Through Paraview we can visualize the beam deflection and the beam rotation.

../../_images/EulerDeflection.png — Fig. 4.5 Beam deflection#

../../_images/EulerRotation.png — Fig. 4.6 Beam rotations#

Note that the rotation is a discontinuous field and it does not satisfy the zero rotation at the left end point. This is because we enforce these conditions in a weak sense. As we refine the mesh, the solution satisfies better these conditions. See below how the deflection and rotations look like when we use a mesh of 100 elements instead of 10.

../../_images/EulerRotation_fine.png — Fig. 4.8 Beam rotations with 100 elements#

Sometimes it is useful to evaluate the solution at a given point. This is fairly simple in Gridap, since we just need to evaluate the Finite Element solution sending as argument one or a list of points. A Point is defined sending a tuple with the coordinates. Here we are in a 1D example, so we need to send a tuple with only one entry.
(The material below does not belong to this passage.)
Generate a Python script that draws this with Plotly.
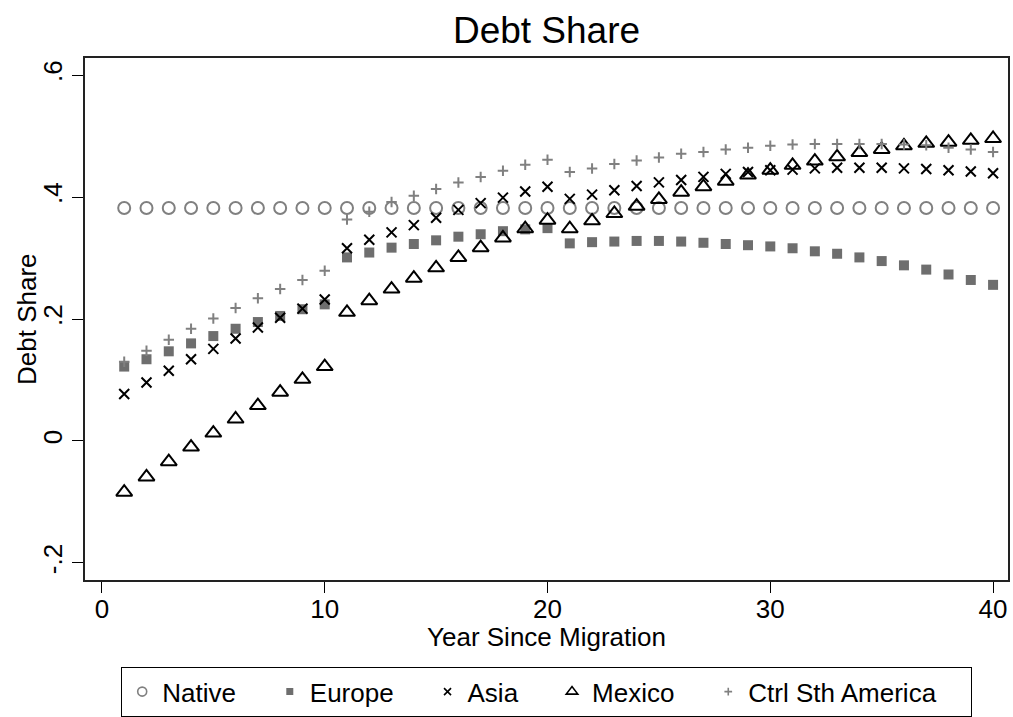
import plotly.graph_objects as go

# Debt share by years since migration, by origin group
years = list(range(1, 41))

native = [0.382, 0.382, 0.382, 0.382, 0.382, 0.382, 0.382, 0.382, 0.382, 0.382,
          0.382, 0.382, 0.382, 0.382, 0.382, 0.382, 0.382, 0.382, 0.382, 0.382,
          0.382, 0.382, 0.382, 0.382, 0.382, 0.382, 0.382, 0.382, 0.382, 0.382,
          0.382, 0.382, 0.382, 0.382, 0.382, 0.382, 0.382, 0.382, 0.382, 0.382]

europe = [0.122, 0.134, 0.147, 0.160, 0.172, 0.184, 0.195, 0.205, 0.216, 0.224,
          0.301, 0.309, 0.317, 0.323, 0.329, 0.335, 0.339, 0.344, 0.347, 0.349,
          0.324, 0.326, 0.327, 0.328, 0.328, 0.327, 0.325, 0.323, 0.321, 0.319,
          0.316, 0.311, 0.307, 0.301, 0.295, 0.288, 0.281, 0.273, 0.264, 0.256]

asia = [0.077, 0.096, 0.115, 0.134, 0.151, 0.168, 0.186, 0.202, 0.217, 0.232,
        0.316, 0.330, 0.342, 0.354, 0.366, 0.379, 0.390, 0.399, 0.409, 0.417,
        0.397, 0.404, 0.411, 0.418, 0.424, 0.428, 0.433, 0.438, 0.441, 0.444,
        0.445, 0.447, 0.448, 0.448, 0.448, 0.447, 0.446, 0.444, 0.442, 0.439]

mexico = [-0.084, -0.059, -0.034, -0.010, 0.013, 0.036, 0.058, 0.080, 0.101, 0.122,
          0.211, 0.230, 0.249, 0.267, 0.284, 0.301, 0.317, 0.333, 0.348, 0.362,
          0.348, 0.361, 0.373, 0.385, 0.396, 0.408, 0.417, 0.426, 0.436, 0.444,
          0.452, 0.459, 0.466, 0.473, 0.478, 0.484, 0.488, 0.490, 0.493, 0.496]

ctrl_sth_america = [0.130, 0.148, 0.166, 0.184, 0.201, 0.218, 0.234, 0.249, 0.264, 0.279,
                    0.363, 0.376, 0.392, 0.402, 0.413, 0.424, 0.433, 0.443, 0.453, 0.461,
                    0.441, 0.447, 0.454, 0.460, 0.465, 0.471, 0.474, 0.478, 0.481, 0.484,
                    0.486, 0.487, 0.487, 0.487, 0.487, 0.486, 0.485, 0.481, 0.478, 0.474]

group_names = ["Native", "Europe", "Asia", "Mexico", "Ctrl Sth America"]

y_tick_vals = [-0.2, 0, 0.2, 0.4, 0.6]
y_tick_text = ["-.2", "0", ".2", ".4", ".6"]
x_tick_vals = [0, 10, 20, 30, 40]

FONT = "Liberation Sans, Arial, sans-serif"
GRAY = "#808080"
DARK_GRAY = "#6e6e6e"

series = [native, europe, asia, mexico, ctrl_sth_america]

# marker styles for the plotted points and for the (smaller) legend keys
styles = [
    dict(symbol="circle-open", size=12, color=GRAY, line=dict(color=GRAY, width=2)),
    dict(symbol="square", size=10, color=DARK_GRAY, line=dict(width=0)),
    dict(symbol="x-thin-open", size=10, color="black", line=dict(color="black", width=2)),
    dict(symbol="triangle-up-open", size=14, color="black", line=dict(color="black", width=2)),
    dict(symbol="cross-thin-open", size=7.5, color=GRAY, line=dict(color=GRAY, width=2)),
]
legend_styles = [
    dict(symbol="circle-open", size=9, color=GRAY, line=dict(color=GRAY, width=1.6)),
    dict(symbol="square", size=7, color=DARK_GRAY, line=dict(width=0)),
    dict(symbol="x-thin-open", size=7, color="black", line=dict(color="black", width=1.6)),
    dict(symbol="triangle-up-open", size=10, color="black", line=dict(color="black", width=1.6)),
    dict(symbol="cross-thin-open", size=5.5, color=GRAY, line=dict(color=GRAY, width=1.6)),
]

fig = go.Figure()
for name, vals, st in zip(group_names, series, styles):
    fig.add_trace(go.Scatter(x=years, y=vals, mode="markers", name=name,
                             marker=st, showlegend=False))

pad = "\u00a0" * 4
for name, st in zip(group_names, legend_styles):
    fig.add_trace(go.Scatter(x=[None], y=[None], mode="markers", name=name + pad,
                             marker=st, showlegend=True))

fig.update_layout(
    width=1013, height=717,
    margin=dict(l=85, r=5, t=58, b=137, autoexpand=False),
    paper_bgcolor="white", plot_bgcolor="white",
    font=dict(family=FONT, color="black", size=26),
    title=dict(text="Debt Share", x=0.5, xref="paper", xanchor="center",
               y=1 - 30 / 717, yref="container", yanchor="middle",
               font=dict(size=37, family=FONT, color="black")),
    showlegend=True,
    legend=dict(orientation="h", x=0.5, xanchor="center", y=-0.1667, yanchor="top",
                bordercolor="black", borderwidth=1.2, bgcolor="white",
                font=dict(size=26, family=FONT), itemwidth=30,
                traceorder="normal"),
    annotations=[
        dict(text="Debt Share", textangle=-90, xref="paper", yref="paper",
             x=-(85 - 27) / 923, y=0.5, xanchor="center", yanchor="middle",
             showarrow=False, font=dict(size=26, family=FONT, color="black")),
        dict(text="Year Since Migration", xref="paper", yref="paper",
             x=0.5, y=-(637 - 580) / 522, xanchor="center", yanchor="middle",
             showarrow=False, font=dict(size=26, family=FONT, color="black")),
    ],
)

fig.update_xaxes(
    range=[-0.76, 40.67], tickvals=x_tick_vals, ticks="outside", ticklen=11,
    tickwidth=1.2, tickcolor="black", showgrid=False, zeroline=False,
    showline=True, linecolor="#222", linewidth=1.5, mirror=True,
    tickfont=dict(size=26), ticklabelstandoff=-6,
)
fig.update_yaxes(
    range=[-0.228, 0.628], tickvals=y_tick_vals, ticktext=y_tick_text,
    ticks="outside", ticklen=11, tickwidth=1.2, tickcolor="black",
    tickangle=-90, showgrid=False, zeroline=False,
    showline=True, linecolor="#222", linewidth=1.5, mirror=True,
    tickfont=dict(size=26),
)

fig.write_html("out.html")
If we want to evaluate the deflection at the end of the beam and print it, this will be done as follows:

xₚ = Point((L,))
println(vₕ(xₚ))

Full script#

module Euler_Bernoulli
using Gridap

# Discrete model
L = 3.0
domain = (0,L)
partition = (10,)
model = CartesianDiscreteModel(domain,partition)

# Boundary labels
labels = get_face_labeling(model)
add_tag_from_tags!(labels,"left",[1])
add_tag_from_tags!(labels,"right",[2])

# Triangulations
Ω = Triangulation(model)
Γₗ = Boundary(Ω,tags="left")
Γᵣ = Boundary(Ω,tags="right")
Λ = Skeleton(Ω)

# Output triangulations to VTK files
writevtk(Ω,"Omega")
writevtk(Γₗ,"Gamma_left")
writevtk(Γᵣ,"Gamma_right")
writevtk(Λ,"Lambda")

# FE spaces
order = 2
reffe = ReferenceFE(lagrangian,Float64,order)
Vₕ = TestFESpace(Ω,reffe,dirichlet_tags="left")
Uₕ = TrialFESpace(Vₕ,0.0)

# Integration measures and normals
dΩ = Measure(Ω,2*order)
dΓₗ = Measure(Γₗ,1)
dΛ = Measure(Λ,1)
nΓₗ = get_normal_vector(Γₗ)
nΛ = get_normal_vector(Λ)

# Problem parameters
EI = 1.5e7
q(x) = -1.0e3*(L-x[1]) # triangular dustributed load

# Weak form
h = L/partition[1]
a(v,w) = ∫( EI*(Δ(v)*Δ(w)) )dΩ +
  ∫( 2*EI/h*((∇(v)⋅nΓₗ)*(∇(w)⋅nΓₗ)) -
    (EI*Δ(v))*(∇(w)⋅nΓₗ) -
    (EI*Δ(w))*(∇(v)⋅nΓₗ) )dΓₗ +
  ∫( EI/h*(jump(∇(v)⋅nΛ)*jump(∇(w)⋅nΛ)) -
    mean(EI*Δ(v))*jump(∇(w)⋅nΛ) -
    mean(EI*Δ(w))*jump(∇(v)⋅nΛ) )dΛ
l(w) = ∫( q*w )dΩ
op = AffineFEOperator(a,l,Uₕ,Vₕ)

# Solution
vₕ = solve(op)

#Postprocessing
writevtk(Ω,"EB_solution",cellfields=["v"=>vₕ,"theta"=>∇(vₕ)])
xₚ = Point((L,))
println(vₕ(xₚ))

end

References#

[1] Engel, G., Garikipati, K., Hughes, T. J. R., Larson, M. G., Mazzei, L., & Taylor, R. L. (2002). Continuous/discontinuous finite element approximations of fourth-order elliptic problems in structural and continuum mechanics with applications to thin beams and plates, and strain gradient elasticity. Computer Methods in Applied Mechanics and Engineering, 191(34), 3669-3750.